Recommendation by DeWitt Cheng
Three years ago, in "Catch My Fade", Seamus Conley showed us that realist paintings of silent, meditative figures, alone in nature, could address the concerns of hectic contemporary life. His meditative protagonists effectively are stand-ins for the viewer, "daydreaming or...wrapped up in one's internal universe while simultaneously existing in the moment of the external world." In the eight oils on canvas and three graphite drawings on paper comprising "Paradise Syndrome", Conley continues to explore the dichotomy of inner and outer worlds, reflecting on our mental states in a seductive and incessant digital age where reality and virtuality increasingly merge.
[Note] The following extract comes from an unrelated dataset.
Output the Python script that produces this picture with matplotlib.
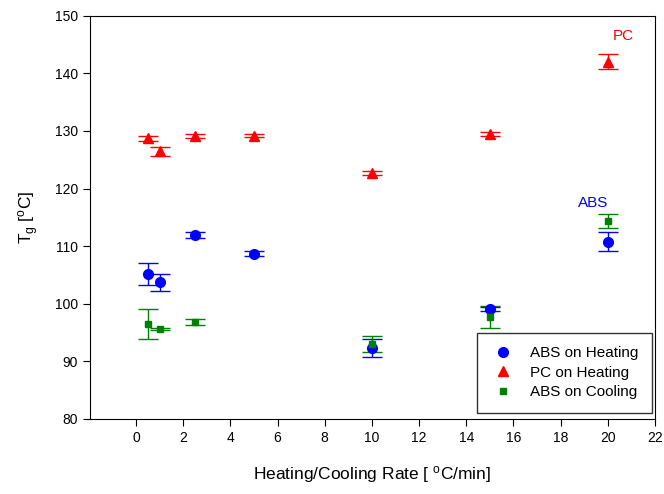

In "Analog Daze" and "Blissed", a young man and a young woman, dressed in contemporary style (baseball cap, earring, and tattoos for him; a sporty dragon-motif shirt-dress for her) are caught in reflection, set against purplish-gray evening skies. A young girl sitting beside a circular window (also suggestive of a stylized open eye) in "Trillian" gazes out at the darkening clouds. "Gaze Faze" presents a young man wearing a hoodie, perched atop a mountain crag, silhouetted against the panorama of cloud-topped peaks; a comparison to Caspar David Friedrich's men confronting the sublime comes to mind. Four paintings of young women's heads, heavily made up and partially illuminated by digital-screen light reflections (think of astronaut Dave Bowman's visor in "2001: A Space Odyssey" as he ventures beyond Jupiter), are all fashion-industry chic. Are the perfectly manicured models in "Morpheme", "Oblivia", "Synthia", and "Descent" real people, or, as their names suggest, androids? A trio of small pastel and graphite drawings on paper show Conley to be a virtuoso draftsman - and a keen observer of everyday life in fraught times.